Given problem:
Please write the listing below out again exactly, leaving every picture behind.

= = = = = = =

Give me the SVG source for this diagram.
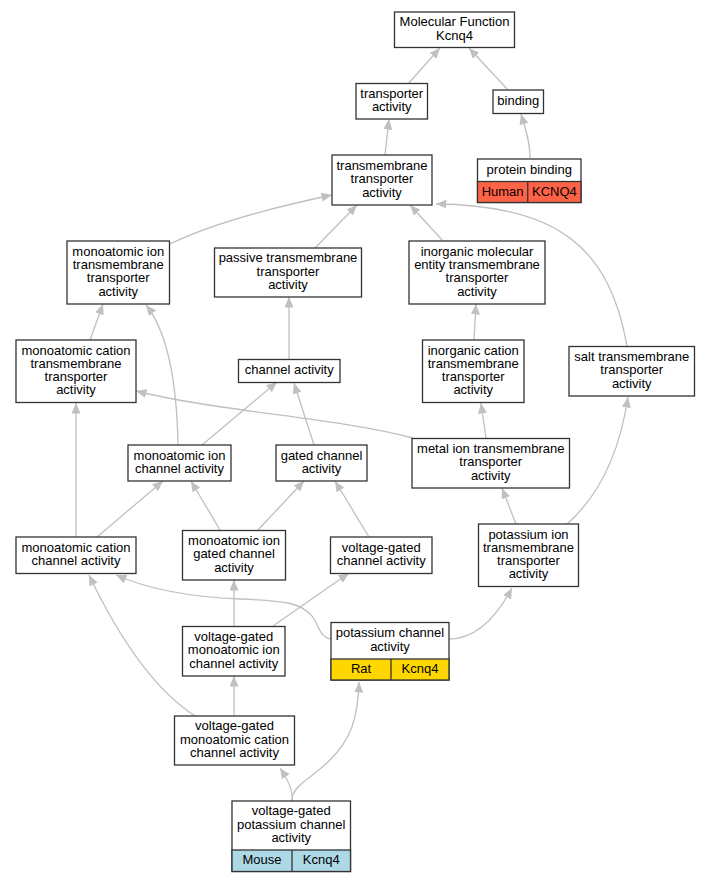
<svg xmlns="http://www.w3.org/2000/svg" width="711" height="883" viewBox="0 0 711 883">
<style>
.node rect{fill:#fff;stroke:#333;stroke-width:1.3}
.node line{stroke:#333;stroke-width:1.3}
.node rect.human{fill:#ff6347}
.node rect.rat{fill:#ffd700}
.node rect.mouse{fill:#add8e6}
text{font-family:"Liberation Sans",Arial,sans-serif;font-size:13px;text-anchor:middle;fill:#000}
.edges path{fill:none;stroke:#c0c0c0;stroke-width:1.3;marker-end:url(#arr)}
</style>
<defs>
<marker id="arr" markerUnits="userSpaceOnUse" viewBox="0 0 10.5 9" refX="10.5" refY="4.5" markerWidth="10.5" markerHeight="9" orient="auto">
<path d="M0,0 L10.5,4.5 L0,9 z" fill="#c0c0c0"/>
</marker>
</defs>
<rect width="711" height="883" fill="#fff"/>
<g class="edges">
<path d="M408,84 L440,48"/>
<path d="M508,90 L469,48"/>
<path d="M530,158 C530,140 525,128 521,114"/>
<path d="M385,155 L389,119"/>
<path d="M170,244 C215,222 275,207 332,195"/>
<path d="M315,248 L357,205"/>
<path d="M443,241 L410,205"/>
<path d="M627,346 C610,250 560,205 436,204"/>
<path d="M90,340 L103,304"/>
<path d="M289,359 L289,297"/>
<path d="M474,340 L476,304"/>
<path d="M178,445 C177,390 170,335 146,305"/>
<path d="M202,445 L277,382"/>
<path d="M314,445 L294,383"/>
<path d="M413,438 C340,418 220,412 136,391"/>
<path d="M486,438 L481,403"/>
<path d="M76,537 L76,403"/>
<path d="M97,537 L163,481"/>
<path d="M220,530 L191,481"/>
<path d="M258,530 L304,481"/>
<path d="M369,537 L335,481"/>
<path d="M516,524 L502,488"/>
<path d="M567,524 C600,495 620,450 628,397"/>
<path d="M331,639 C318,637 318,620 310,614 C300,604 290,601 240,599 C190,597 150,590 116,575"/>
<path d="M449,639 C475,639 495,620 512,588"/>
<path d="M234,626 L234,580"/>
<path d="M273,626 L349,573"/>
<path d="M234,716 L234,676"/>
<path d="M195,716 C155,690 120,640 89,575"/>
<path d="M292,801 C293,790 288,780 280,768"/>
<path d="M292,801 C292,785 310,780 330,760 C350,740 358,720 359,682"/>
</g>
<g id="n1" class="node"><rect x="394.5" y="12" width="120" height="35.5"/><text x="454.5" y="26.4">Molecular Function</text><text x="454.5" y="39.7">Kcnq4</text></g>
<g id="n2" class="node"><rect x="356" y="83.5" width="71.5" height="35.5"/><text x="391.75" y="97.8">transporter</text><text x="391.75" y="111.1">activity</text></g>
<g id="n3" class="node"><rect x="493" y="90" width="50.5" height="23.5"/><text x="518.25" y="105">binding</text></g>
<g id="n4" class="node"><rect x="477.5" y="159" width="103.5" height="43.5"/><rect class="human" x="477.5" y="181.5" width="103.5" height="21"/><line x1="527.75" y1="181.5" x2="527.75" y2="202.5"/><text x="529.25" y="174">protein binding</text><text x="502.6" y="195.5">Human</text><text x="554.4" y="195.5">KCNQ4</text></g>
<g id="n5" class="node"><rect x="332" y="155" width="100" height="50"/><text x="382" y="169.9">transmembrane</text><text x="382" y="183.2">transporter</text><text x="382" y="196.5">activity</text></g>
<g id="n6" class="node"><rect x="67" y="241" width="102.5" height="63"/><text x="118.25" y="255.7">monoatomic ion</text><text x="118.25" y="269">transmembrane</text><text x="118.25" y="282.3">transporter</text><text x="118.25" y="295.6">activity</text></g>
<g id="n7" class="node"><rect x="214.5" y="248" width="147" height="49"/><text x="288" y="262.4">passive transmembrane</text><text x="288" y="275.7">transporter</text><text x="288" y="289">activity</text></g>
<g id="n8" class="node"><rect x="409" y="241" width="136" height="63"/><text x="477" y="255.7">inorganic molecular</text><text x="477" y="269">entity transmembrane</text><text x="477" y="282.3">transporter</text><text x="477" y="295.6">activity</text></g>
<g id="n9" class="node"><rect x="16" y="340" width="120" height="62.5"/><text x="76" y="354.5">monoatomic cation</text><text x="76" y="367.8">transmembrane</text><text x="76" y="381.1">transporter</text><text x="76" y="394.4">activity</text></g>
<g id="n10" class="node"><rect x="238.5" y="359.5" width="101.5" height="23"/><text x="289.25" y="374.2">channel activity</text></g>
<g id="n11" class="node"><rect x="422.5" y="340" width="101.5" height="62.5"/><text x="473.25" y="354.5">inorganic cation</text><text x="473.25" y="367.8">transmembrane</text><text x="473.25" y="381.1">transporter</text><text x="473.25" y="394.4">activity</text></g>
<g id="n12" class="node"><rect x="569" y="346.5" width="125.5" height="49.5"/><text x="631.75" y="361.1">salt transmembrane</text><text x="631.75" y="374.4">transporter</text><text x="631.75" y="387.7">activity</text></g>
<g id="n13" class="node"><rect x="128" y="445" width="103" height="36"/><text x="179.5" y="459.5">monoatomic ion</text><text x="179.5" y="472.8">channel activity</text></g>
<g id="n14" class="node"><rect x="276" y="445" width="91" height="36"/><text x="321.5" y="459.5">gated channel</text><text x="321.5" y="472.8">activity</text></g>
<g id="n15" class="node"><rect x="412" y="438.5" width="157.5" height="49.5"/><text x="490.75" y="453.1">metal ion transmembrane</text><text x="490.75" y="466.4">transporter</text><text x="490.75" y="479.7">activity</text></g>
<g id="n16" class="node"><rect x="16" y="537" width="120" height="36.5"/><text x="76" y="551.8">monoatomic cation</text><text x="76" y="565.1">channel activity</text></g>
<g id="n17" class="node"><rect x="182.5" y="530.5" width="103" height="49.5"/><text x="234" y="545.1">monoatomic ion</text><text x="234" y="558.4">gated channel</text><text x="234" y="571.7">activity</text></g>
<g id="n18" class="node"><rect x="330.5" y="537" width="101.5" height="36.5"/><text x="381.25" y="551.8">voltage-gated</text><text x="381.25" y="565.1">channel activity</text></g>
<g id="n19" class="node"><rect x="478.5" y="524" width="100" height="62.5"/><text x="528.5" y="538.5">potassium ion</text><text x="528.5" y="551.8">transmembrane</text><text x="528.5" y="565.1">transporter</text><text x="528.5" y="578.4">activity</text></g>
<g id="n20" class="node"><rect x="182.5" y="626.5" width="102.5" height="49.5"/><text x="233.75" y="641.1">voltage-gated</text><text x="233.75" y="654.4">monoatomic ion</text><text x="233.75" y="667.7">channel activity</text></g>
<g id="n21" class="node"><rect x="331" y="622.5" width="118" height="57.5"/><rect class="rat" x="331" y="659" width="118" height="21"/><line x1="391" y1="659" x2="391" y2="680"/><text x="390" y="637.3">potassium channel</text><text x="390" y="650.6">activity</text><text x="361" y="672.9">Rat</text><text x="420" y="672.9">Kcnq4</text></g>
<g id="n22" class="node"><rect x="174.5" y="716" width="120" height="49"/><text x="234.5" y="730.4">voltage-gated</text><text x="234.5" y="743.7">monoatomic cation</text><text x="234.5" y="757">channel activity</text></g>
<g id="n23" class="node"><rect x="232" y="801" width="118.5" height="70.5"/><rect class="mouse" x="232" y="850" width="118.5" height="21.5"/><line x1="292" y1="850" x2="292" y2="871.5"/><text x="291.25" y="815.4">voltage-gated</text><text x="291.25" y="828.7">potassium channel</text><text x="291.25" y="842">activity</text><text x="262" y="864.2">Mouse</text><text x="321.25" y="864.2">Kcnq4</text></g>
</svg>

= = = = = = =

Solution for this task:
Give me the SVG source for this diagram.
<svg xmlns="http://www.w3.org/2000/svg" width="711" height="883" viewBox="0 0 711 883">
<style>
.node rect{fill:#fff;stroke:#333;stroke-width:1.3}
.node line{stroke:#333;stroke-width:1.3}
.node rect.human{fill:#ff6347}
.node rect.rat{fill:#ffd700}
.node rect.mouse{fill:#add8e6}
text{font-family:"Liberation Sans",Arial,sans-serif;font-size:13px;text-anchor:middle;fill:#000}
.edges path{fill:none;stroke:#c0c0c0;stroke-width:1.3;marker-end:url(#arr)}
</style>
<defs>
<marker id="arr" markerUnits="userSpaceOnUse" viewBox="0 0 10.5 9" refX="10.5" refY="4.5" markerWidth="10.5" markerHeight="9" orient="auto">
<path d="M0,0 L10.5,4.5 L0,9 z" fill="#c0c0c0"/>
</marker>
</defs>
<rect width="711" height="883" fill="#fff"/>
<g class="edges">
<path d="M408,84 L440,48"/>
<path d="M508,90 L469,48"/>
<path d="M530,158 C530,140 525,128 521,114"/>
<path d="M385,155 L389,119"/>
<path d="M170,244 C215,222 275,207 332,195"/>
<path d="M315,248 L357,205"/>
<path d="M443,241 L410,205"/>
<path d="M627,346 C610,250 560,205 436,204"/>
<path d="M90,340 L103,304"/>
<path d="M289,359 L289,297"/>
<path d="M474,340 L476,304"/>
<path d="M178,445 C177,390 170,335 146,305"/>
<path d="M202,445 L277,382"/>
<path d="M314,445 L294,383"/>
<path d="M413,438 C340,418 220,412 136,391"/>
<path d="M486,438 L481,403"/>
<path d="M76,537 L76,403"/>
<path d="M97,537 L163,481"/>
<path d="M220,530 L191,481"/>
<path d="M258,530 L304,481"/>
<path d="M369,537 L335,481"/>
<path d="M516,524 L502,488"/>
<path d="M567,524 C600,495 620,450 628,397"/>
<path d="M331,639 C318,637 318,620 310,614 C300,604 290,601 240,599 C190,597 150,590 116,575"/>
<path d="M449,639 C475,639 495,620 512,588"/>
<path d="M234,626 L234,580"/>
<path d="M273,626 L349,573"/>
<path d="M234,716 L234,676"/>
<path d="M195,716 C155,690 120,640 89,575"/>
<path d="M292,801 C293,790 288,780 280,768"/>
<path d="M292,801 C292,785 310,780 330,760 C350,740 358,720 359,682"/>
</g>
<g id="n1" class="node"><rect x="394.5" y="12" width="120" height="35.5"/><text x="454.5" y="26.4">Molecular Function</text><text x="454.5" y="39.7">Kcnq4</text></g>
<g id="n2" class="node"><rect x="356" y="83.5" width="71.5" height="35.5"/><text x="391.75" y="97.8">transporter</text><text x="391.75" y="111.1">activity</text></g>
<g id="n3" class="node"><rect x="493" y="90" width="50.5" height="23.5"/><text x="518.25" y="105">binding</text></g>
<g id="n4" class="node"><rect x="477.5" y="159" width="103.5" height="43.5"/><rect class="human" x="477.5" y="181.5" width="103.5" height="21"/><line x1="527.75" y1="181.5" x2="527.75" y2="202.5"/><text x="529.25" y="174">protein binding</text><text x="502.6" y="195.5">Human</text><text x="554.4" y="195.5">KCNQ4</text></g>
<g id="n5" class="node"><rect x="332" y="155" width="100" height="50"/><text x="382" y="169.9">transmembrane</text><text x="382" y="183.2">transporter</text><text x="382" y="196.5">activity</text></g>
<g id="n6" class="node"><rect x="67" y="241" width="102.5" height="63"/><text x="118.25" y="255.7">monoatomic ion</text><text x="118.25" y="269">transmembrane</text><text x="118.25" y="282.3">transporter</text><text x="118.25" y="295.6">activity</text></g>
<g id="n7" class="node"><rect x="214.5" y="248" width="147" height="49"/><text x="288" y="262.4">passive transmembrane</text><text x="288" y="275.7">transporter</text><text x="288" y="289">activity</text></g>
<g id="n8" class="node"><rect x="409" y="241" width="136" height="63"/><text x="477" y="255.7">inorganic molecular</text><text x="477" y="269">entity transmembrane</text><text x="477" y="282.3">transporter</text><text x="477" y="295.6">activity</text></g>
<g id="n9" class="node"><rect x="16" y="340" width="120" height="62.5"/><text x="76" y="354.5">monoatomic cation</text><text x="76" y="367.8">transmembrane</text><text x="76" y="381.1">transporter</text><text x="76" y="394.4">activity</text></g>
<g id="n10" class="node"><rect x="238.5" y="359.5" width="101.5" height="23"/><text x="289.25" y="374.2">channel activity</text></g>
<g id="n11" class="node"><rect x="422.5" y="340" width="101.5" height="62.5"/><text x="473.25" y="354.5">inorganic cation</text><text x="473.25" y="367.8">transmembrane</text><text x="473.25" y="381.1">transporter</text><text x="473.25" y="394.4">activity</text></g>
<g id="n12" class="node"><rect x="569" y="346.5" width="125.5" height="49.5"/><text x="631.75" y="361.1">salt transmembrane</text><text x="631.75" y="374.4">transporter</text><text x="631.75" y="387.7">activity</text></g>
<g id="n13" class="node"><rect x="128" y="445" width="103" height="36"/><text x="179.5" y="459.5">monoatomic ion</text><text x="179.5" y="472.8">channel activity</text></g>
<g id="n14" class="node"><rect x="276" y="445" width="91" height="36"/><text x="321.5" y="459.5">gated channel</text><text x="321.5" y="472.8">activity</text></g>
<g id="n15" class="node"><rect x="412" y="438.5" width="157.5" height="49.5"/><text x="490.75" y="453.1">metal ion transmembrane</text><text x="490.75" y="466.4">transporter</text><text x="490.75" y="479.7">activity</text></g>
<g id="n16" class="node"><rect x="16" y="537" width="120" height="36.5"/><text x="76" y="551.8">monoatomic cation</text><text x="76" y="565.1">channel activity</text></g>
<g id="n17" class="node"><rect x="182.5" y="530.5" width="103" height="49.5"/><text x="234" y="545.1">monoatomic ion</text><text x="234" y="558.4">gated channel</text><text x="234" y="571.7">activity</text></g>
<g id="n18" class="node"><rect x="330.5" y="537" width="101.5" height="36.5"/><text x="381.25" y="551.8">voltage-gated</text><text x="381.25" y="565.1">channel activity</text></g>
<g id="n19" class="node"><rect x="478.5" y="524" width="100" height="62.5"/><text x="528.5" y="538.5">potassium ion</text><text x="528.5" y="551.8">transmembrane</text><text x="528.5" y="565.1">transporter</text><text x="528.5" y="578.4">activity</text></g>
<g id="n20" class="node"><rect x="182.5" y="626.5" width="102.5" height="49.5"/><text x="233.75" y="641.1">voltage-gated</text><text x="233.75" y="654.4">monoatomic ion</text><text x="233.75" y="667.7">channel activity</text></g>
<g id="n21" class="node"><rect x="331" y="622.5" width="118" height="57.5"/><rect class="rat" x="331" y="659" width="118" height="21"/><line x1="391" y1="659" x2="391" y2="680"/><text x="390" y="637.3">potassium channel</text><text x="390" y="650.6">activity</text><text x="361" y="672.9">Rat</text><text x="420" y="672.9">Kcnq4</text></g>
<g id="n22" class="node"><rect x="174.5" y="716" width="120" height="49"/><text x="234.5" y="730.4">voltage-gated</text><text x="234.5" y="743.7">monoatomic cation</text><text x="234.5" y="757">channel activity</text></g>
<g id="n23" class="node"><rect x="232" y="801" width="118.5" height="70.5"/><rect class="mouse" x="232" y="850" width="118.5" height="21.5"/><line x1="292" y1="850" x2="292" y2="871.5"/><text x="291.25" y="815.4">voltage-gated</text><text x="291.25" y="828.7">potassium channel</text><text x="291.25" y="842">activity</text><text x="262" y="864.2">Mouse</text><text x="321.25" y="864.2">Kcnq4</text></g>
</svg>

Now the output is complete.